Jumaat, 23 Julai 2010

How to Get Control of Your Class

s your class out of control? Are they talking when they should be listening? Are they ignoring your redirection? A class of well behaved students can be a great place to teach and to learn. But a class that is out of control can be very challenging. These steps can help you to get control of your class.


Step 1

Keep students academically engaged.
Keeping them engaged in academic learning cuts out the majority of behavioral problems and helps you to get control of your class. Students are often not attentive to a lesson for a variety of reasons. It could be that they are bored, they may need things that are more important to them than learning (like attention), or they may just be inattentive. If you are able to grasp their attention and get them involved in the lesson, their other behaviors will automatically reduce. This means that lessons should be interactive and should switch tasks a few times within a typical class period. They should also be fun/entertaining, and should get students moving.

Use novelty to help gain or regain their attention. Most students can only listen to a limited amount of lecture or sit for a limited amount of time before they tune out. Read the article about effective teaching in the resources section below. It will give some good ideas for engaging students and it will help you to get control of your class.

Step 2

Make sure that students know the rules and the consequences and then follow through every time in order to get control of your class.
This may sound like something that does not have to be said. However, especially in higher grade levels where students have several different teachers, the rules may change from class to class. Post the rules. Go over them. Reinforce them from the very first day of school. Finally, be consistent so that every student knows what to expect. Behaviors will increase when follow through is not consistent. When this happens, we are actually teaching persistence. When you do follow through make sure the consequences are meaningful and reasonable and are something you can actually enforce.

Step 3

Make sure that the positives outweigh the negatives.
Students will be more likely to follow behavioral redirection and also be really engaged in academics when school is a positive experience. This means that the redirection cannot be the bigger part of their interaction with a teacher. Pick your battles and give enough positive interaction that school is still a positive experience. Positive experiences at school can be as simple as a thumbs up, a good grade, etc. A positive atmosphere can help you to get control of your class.

Step 4

Make sure that the classroom arrangement and atmosphere promote good behavior and academic engagement.

** First make sure that all students can see the instruction. When student cannot make eye contact with instruction, they are much more likely to tune out and do something else. If they are at tables make sure that they are arranged so that students do not have to turn around to see. If you use an overhead projector make sure the lights are not turned down too low and that there is a clear field of vision around the projector.

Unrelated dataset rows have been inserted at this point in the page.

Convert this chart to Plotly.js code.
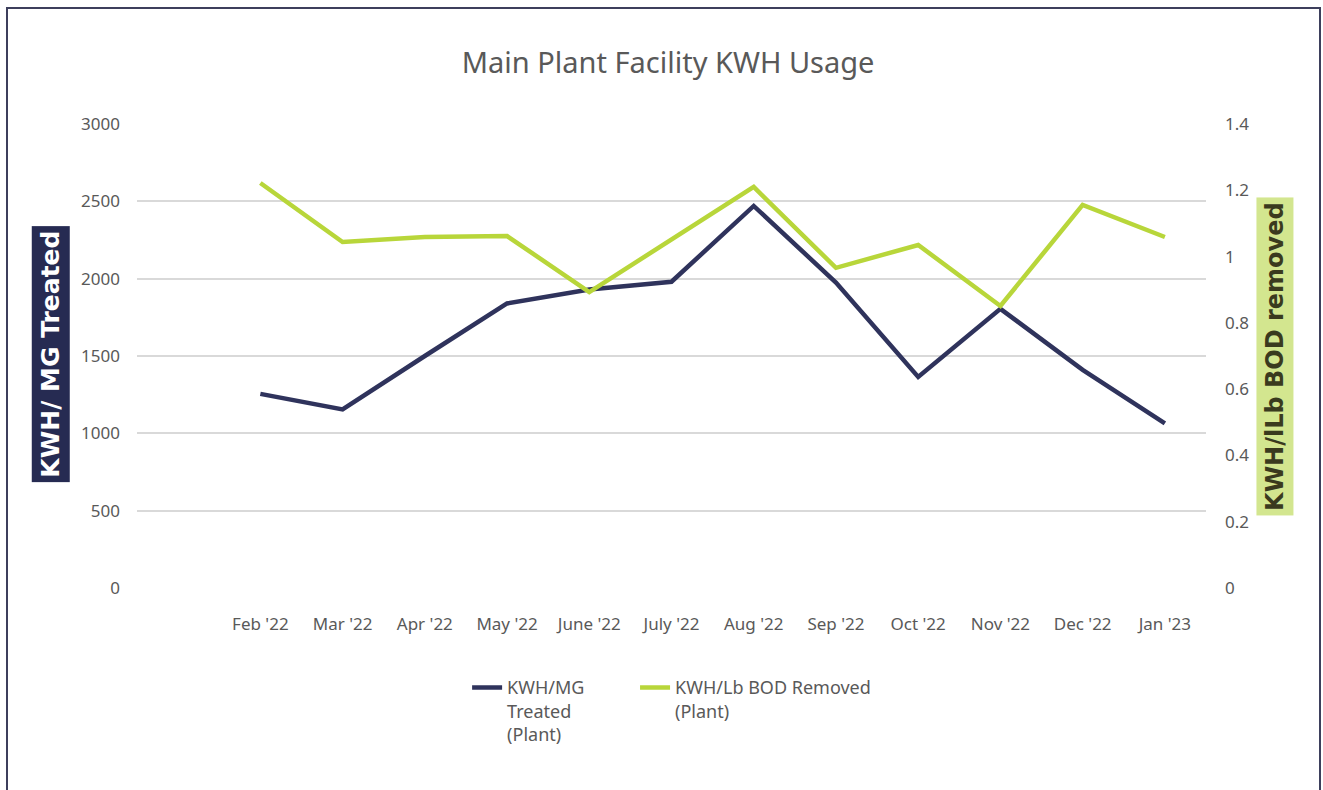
<!DOCTYPE html>
<html>
<head>
<meta charset="utf-8">
<script src="https://cdn.plot.ly/plotly-3.0.1.min.js"></script>
<style>
  body { margin: 0; background: #ffffff; }
  #wrap { position: relative; width: 1323px; height: 790px; }
  #plotly-plot { width: 1323px; height: 790px; }
  #frame {
    position: absolute; left: 6px; top: 7px; width: 1311px; height: 800px;
    border: 2px solid #3d3f5c; border-bottom: none; pointer-events: none;
  }
</style>
</head>
<body>
<div id="wrap">
  <div id="plotly-plot"></div>
  <div id="frame"></div>
</div>
<script>
const months = ["Feb '22", "Mar '22", "Apr '22", "May '22", "June '22", "July '22",
                "Aug '22", "Sep '22", "Oct '22", "Nov '22", "Dec '22", "Jan '23"];

// KWH per million gallons treated (left axis)
const kwh_mg = [1255, 1155, 1500, 1840, 1930, 1980, 2470, 1975, 1365, 1805, 1410, 1065];

// KWH per lb BOD removed (right axis)
const kwh_bod = [1.222, 1.044, 1.059, 1.062, 0.893, 1.052, 1.21, 0.966, 1.035, 0.851, 1.156, 1.059];

const leftTicks = [0, 500, 1000, 1500, 2000, 2500, 3000];
const rightTicks = [0, 0.2, 0.4, 0.6, 0.8, 1, 1.2, 1.4];

const fontFam = 'Noto Sans, sans-serif';
const grey = '#595959';

var trace1 = {
    name: 'KWH/MG<br>Treated<br>(Plant)',
    x: months,
    y: kwh_mg,
    type: 'scatter',
    mode: 'lines',
    line: { color: '#2f335c', width: 4.5 },
    yaxis: 'y',
    legend: 'legend'
};

var trace2 = {
    name: 'KWH/Lb BOD Removed<br>(Plant)',
    x: months,
    y: kwh_bod,
    type: 'scatter',
    mode: 'lines',
    line: { color: '#b8d63a', width: 4.5 },
    yaxis: 'y2',
    legend: 'legend2'
};

var legendStyle = {
    orientation: 'h',
    xanchor: 'left',
    y: -0.175,
    yanchor: 'top',
    font: { family: fontFam, size: 18, color: grey },
    valign: 'top',
    bgcolor: 'rgba(0,0,0,0)'
};

var layout = {
    width: 1323,
    height: 790,
    title: {
        text: 'Main Plant Facility KWH Usage',
        font: { family: fontFam, size: 29, color: grey },
        x: 0.505,
        xanchor: 'center',
        y: 0.921,
        yanchor: 'middle'
    },
    font: { family: fontFam, size: 17, color: grey },
    paper_bgcolor: '#ffffff',
    plot_bgcolor: '#ffffff',
    margin: { l: 137, r: 117, t: 124, b: 202, pad: 0 },
    showlegend: true,
    legend: Object.assign({}, legendStyle, { x: 0.3088 }),
    legend2: Object.assign({}, legendStyle, { x: 0.4659 }),
    xaxis: {
        type: 'category',
        range: [-1.5, 11.5],
        showgrid: false,
        zeroline: false,
        showline: false,
        ticks: '',
        ticklabelstandoff: 24,
        tickfont: { family: fontFam, size: 17, color: grey }
    },
    yaxis: {
        range: [0, 3000],
        tickvals: leftTicks,
        tickformat: 'd',
        showgrid: true,
        gridcolor: '#d9d9d9',
        gridwidth: 2,
        zeroline: false,
        showline: false,
        ticks: '',
        ticklabelstandoff: 16,
        tickfont: { family: fontFam, size: 17, color: grey }
    },
    yaxis2: {
        range: [0, 1.4],
        tickvals: rightTicks,
        overlaying: 'y',
        side: 'right',
        showgrid: false,
        zeroline: false,
        showline: false,
        ticks: '',
        ticklabelstandoff: 18,
        tickfont: { family: fontFam, size: 17, color: grey }
    },
    annotations: [
        {
            text: '<b>KWH/ MG Treated</b>',
            xref: 'paper', yref: 'paper',
            x: -0.0805, y: 0.505,
            xanchor: 'center', yanchor: 'middle',
            textangle: -90,
            showarrow: false,
            bgcolor: '#262b52',
            borderpad: 4,
            font: { family: 'DejaVu Sans, sans-serif', size: 25, color: '#ffffff' }
        },
        {
            text: '<b>KWH/lLb BOD removed</b>',
            xref: 'paper', yref: 'paper',
            x: 1.0645, y: 0.5,
            xanchor: 'center', yanchor: 'middle',
            textangle: -90,
            showarrow: false,
            bgcolor: '#d3e68f',
            borderpad: 4,
            font: { family: 'DejaVu Sans, sans-serif', size: 24, color: '#3a3a1e' }
        }
    ]
};

Plotly.newPlot('plotly-plot', [trace1, trace2], layout, { displayModeBar: false });
</script>
</body>
</html>
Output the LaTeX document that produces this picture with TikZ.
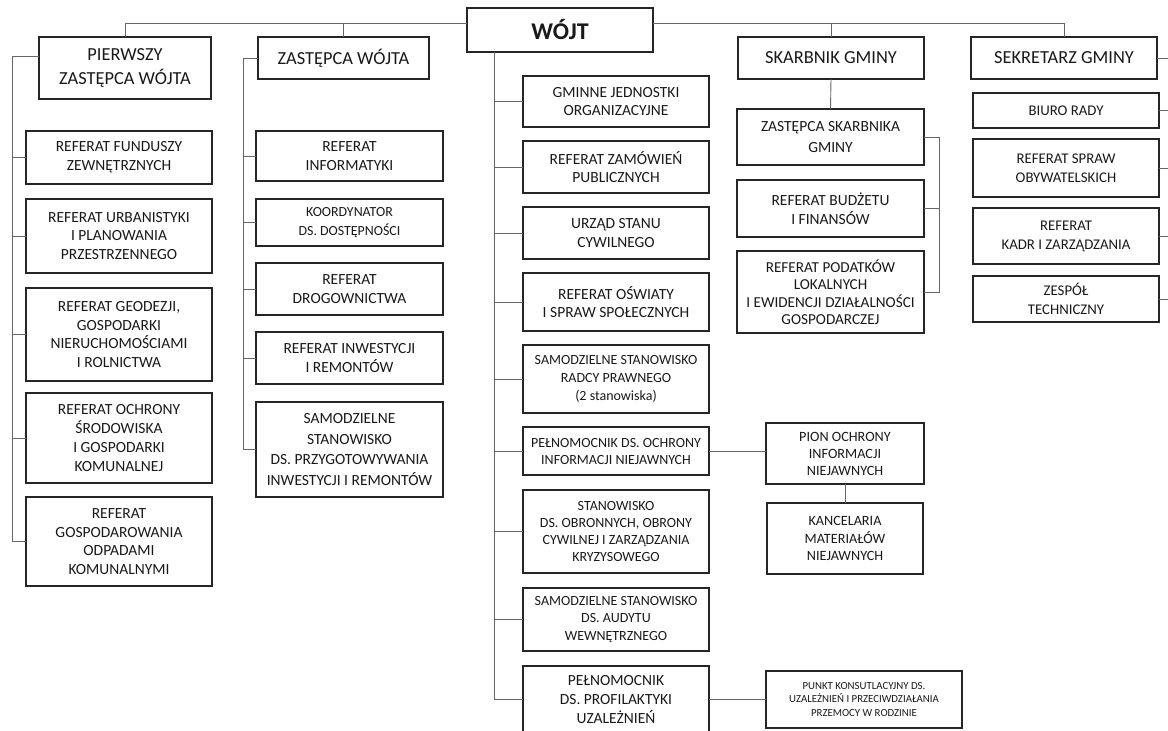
\documentclass[tikz,border=0pt]{standalone}
\usepackage{fontspec}
\setmainfont{Carlito}

\begin{document}
\begin{tikzpicture}[
    x=1pt, y=-1pt, % pixel-like units, y grows downwards
    box/.style={draw=black!85, line width=1.4pt, anchor=north west, inner sep=0pt, outer sep=0pt,
                align=center, text=black!90, font=\fontsize{15.5}{18.5}\selectfont}, % Unit boxes
    headbox/.style={box, font=\fontsize{18.4}{24}\selectfont}, % First row under the head
    smallbox/.style={box, font=\fontsize{14}{17.3}\selectfont}, % Boxes with smaller text
    colone/.style={box, minimum width=186, font=\fontsize{15.5}{18.8}\selectfont},
    coltwo/.style={box, minimum width=187, font=\fontsize{15.5}{19.5}\selectfont},
    colmid/.style={box, minimum width=186, font=\fontsize{15.5}{18.2}\selectfont},
    colskarb/.style={box, minimum width=187},
    colsekr/.style={box, minimum width=186, font=\fontsize{14.8}{19}\selectfont},
    conn/.style={draw=black!60, line width=0.9pt} % Connector lines
]

    \useasboundingbox (0,0) rectangle (1168,731);
    \clip (0,0) rectangle (1168,731);

    % --- Head and first row ---
    \node[headbox, minimum width=186, minimum height=44, font=\fontsize{24}{28}\selectfont\bfseries] (wojt) at (467,8) {WÓJT};
    \node[headbox, minimum width=172, minimum height=62] (pzw) at (39,37) {PIERWSZY\\ZASTĘPCA WÓJTA};
    \node[headbox, minimum width=171, minimum height=42] (zw) at (258,37) {ZASTĘPCA WÓJTA};
    \node[headbox, minimum width=186, minimum height=42] (skarb) at (738,37) {SKARBNIK GMINY};
    \node[headbox, minimum width=186, minimum height=42] (sekr) at (971,37) {SEKRETARZ GMINY};

    % --- Column of the first deputy ---
    \node[colone, minimum height=53] (fund) at (26,131) {REFERAT FUNDUSZY\\ZEWNĘTRZNYCH};
    \node[colone, minimum height=74] (urb) at (26,199) {REFERAT URBANISTYKI\\I PLANOWANIA\\PRZESTRZENNEGO};
    \node[colone, minimum height=93] (geo) at (26,288) {REFERAT GEODEZJI,\\GOSPODARKI\\NIERUCHOMOŚCIAMI\\I ROLNICTWA};
    \node[colone, minimum height=90] (och) at (26,393) {REFERAT OCHRONY\\ŚRODOWISKA\\I GOSPODARKI\\KOMUNALNEJ};
    \node[colone, minimum height=89] (odp) at (26,497) {REFERAT\\GOSPODAROWANIA\\ODPADAMI\\KOMUNALNYMI};

    % --- Column of the deputy ---
    \node[coltwo, minimum height=50] (inf) at (256,131) {REFERAT\\INFORMATYKI};
    \node[coltwo, minimum height=47, font=\fontsize{13.9}{19}\selectfont] (koord) at (256,199) {KOORDYNATOR\\DS. DOSTĘPNOŚCI};
    \node[coltwo, minimum height=52] (drog) at (256,263) {REFERAT\\DROGOWNICTWA};
    \node[coltwo, minimum height=52] (inw) at (256,332) {REFERAT INWESTYCJI\\I REMONTÓW};
    \node[coltwo, minimum height=95, font=\fontsize{15.5}{20.5}\selectfont] (przyg) at (256,402) {SAMODZIELNE\\STANOWISKO\\DS. PRZYGOTOWYWANIA\\INWESTYCJI I REMONTÓW};

    % --- Units under the head ---
    \node[colmid, minimum height=51] (gminne) at (523,76) {GMINNE JEDNOSTKI\\ORGANIZACYJNE};
    \node[colmid, minimum height=52] (zam) at (523,141) {REFERAT ZAMÓWIEŃ\\PUBLICZNYCH};
    \node[colmid, minimum height=52] (usc) at (523,207) {URZĄD STANU\\CYWILNEGO};
    \node[colmid, minimum height=58, font=\fontsize{15.5}{17.5}\selectfont] (osw) at (523,273) {REFERAT OŚWIATY\\I SPRAW SPOŁECZNYCH};
    \node[colmid, minimum height=68, font=\fontsize{14}{18.3}\selectfont] (radca) at (523,345) {SAMODZIELNE STANOWISKO\\RADCY PRAWNEGO\\(2 stanowiska)};
    \node[colmid, minimum height=48, font=\fontsize{14}{17}\selectfont] (pelnoch) at (523,427) {PEŁNOMOCNIK DS. OCHRONY\\INFORMACJI NIEJAWNYCH};
    \node[colmid, minimum height=83, font=\fontsize{14}{17}\selectfont] (obron) at (523,490) {STANOWISKO\\DS. OBRONNYCH, OBRONY\\CYWILNEJ I ZARZĄDZANIA\\KRYZYSOWEGO};
    \node[colmid, minimum height=63, font=\fontsize{14}{17.3}\selectfont] (audyt) at (523,588) {SAMODZIELNE STANOWISKO\\DS. AUDYTU\\WEWNĘTRZNEGO};
    \node[colmid, minimum height=67, font=\fontsize{15.5}{19}\selectfont] (profil) at (523,666) {PEŁNOMOCNIK\\DS. PROFILAKTYKI\\UZALEŻNIEŃ};

    \node[smallbox, minimum width=158, minimum height=61, font=\fontsize{14.2}{17}\selectfont] (pion) at (766,423) {PION OCHRONY\\INFORMACJI\\NIEJAWNYCH};
    \node[smallbox, minimum width=156, minimum height=71, font=\fontsize{14.2}{17.7}\selectfont] (kanc) at (767,503) {KANCELARIA\\MATERIAŁÓW\\NIEJAWNYCH};
    \node[smallbox, minimum width=196, minimum height=57, font=\fontsize{10.8}{13.7}\selectfont] (punkt) at (766,671) {PUNKT KONSUTLACYJNY DS.\\UZALEŻNIEŃ I PRZECIWDZIAŁANIA\\PRZEMOCY W RODZINIE};

    % --- Column of the treasurer ---
    \node[colskarb, minimum height=56, font=\fontsize{15.5}{21}\selectfont] (zskarb) at (737,109) {ZASTĘPCA SKARBNIKA\\GMINY};
    \node[colskarb, minimum height=57, font=\fontsize{15.5}{19}\selectfont] (budzet) at (737,180) {REFERAT BUDŻETU\\I FINANSÓW};
    \node[colskarb, minimum height=82, font=\fontsize{15.2}{17.5}\selectfont] (podat) at (737,251) {REFERAT PODATKÓW\\LOKALNYCH\\I EWIDENCJI DZIAŁALNOŚCI\\GOSPODARCZEJ};

    % --- Column of the secretary ---
    \node[colsekr, minimum height=35] (biuro) at (973,93) {BIURO RADY};
    \node[colsekr, minimum height=58] (spraw) at (973,139) {REFERAT SPRAW\\OBYWATELSKICH};
    \node[colsekr, minimum height=56] (kadr) at (973,208) {REFERAT\\KADR I ZARZĄDZANIA};
    \node[colsekr, minimum height=46] (zespol) at (973,276) {ZESPÓŁ\\TECHNICZNY};

    % --- Top bar ---
    \coordinate (bar) at (0,23);
    \draw[conn] (pzw.north) |- (wojt.west |- bar);
    \draw[conn] (zw.north) -- (zw.north |- bar);
    \draw[conn] (wojt.east |- bar) -| (sekr.north);
    \draw[conn] (skarb.north) -- (skarb.north |- bar);

    % --- Column lines ---
    \coordinate (c1) at (12,56);
    \draw[conn] (pzw.west |- c1) -- (c1) |- (odp.west);
    \foreach \n in {fund,urb,geo,och}
        \draw[conn] (c1 |- \n.west) -- (\n.west);

    \coordinate (c2) at (243,0);
    \draw[conn] (zw.west) -| (c2 |- przyg.west) -- (przyg.west);
    \foreach \n in {inf,koord,drog,inw}
        \draw[conn] (c2 |- \n.west) -- (\n.west);

    \coordinate (c3) at (494,0);
    \draw[conn] (wojt.south -| c3) |- (profil.west);
    \foreach \n in {gminne,zam,usc,osw,radca,pelnoch,obron,audyt}
        \draw[conn] (c3 |- \n.west) -- (\n.west);

    \draw[conn] (skarb.south) -- (zskarb.north);
    \coordinate (c4) at (939,0);
    \draw[conn] (zskarb.east) -| (c4 |- podat.east) -- (podat.east);
    \draw[conn] (c4 |- budzet.east) -- (budzet.east);

    \coordinate (c5) at (1185,0);
    \draw[conn] (sekr.east) -| (c5 |- zespol.east);
    \foreach \n in {biuro,spraw,kadr,zespol}
        \draw[conn] (\n.east) -- (c5 |- \n.east);

    % --- Side links ---
    \draw[conn] (pelnoch.east) -- (pion.west |- pelnoch.east);
    \draw[conn] (pion.south) -- (kanc.north);
    \draw[conn] (profil.east) -- (punkt.west);

\end{tikzpicture}
\end{document}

** Also use preferential seating for students to get control of your class. As student who is very distracted may need to sit at the front of the room but a student who is very self-conscious may need to sit in the back where other students are not looking at them. A student who is very distractible should not be near a student who likes to fidget or talk.

** Use yellow or other lights to create a calming atmosphere. Also reduce visuals on the wall. Everyone loves to decorate classroom walls, but too many things can make a room way too visually stimulating and that contributes to off-task behaviors.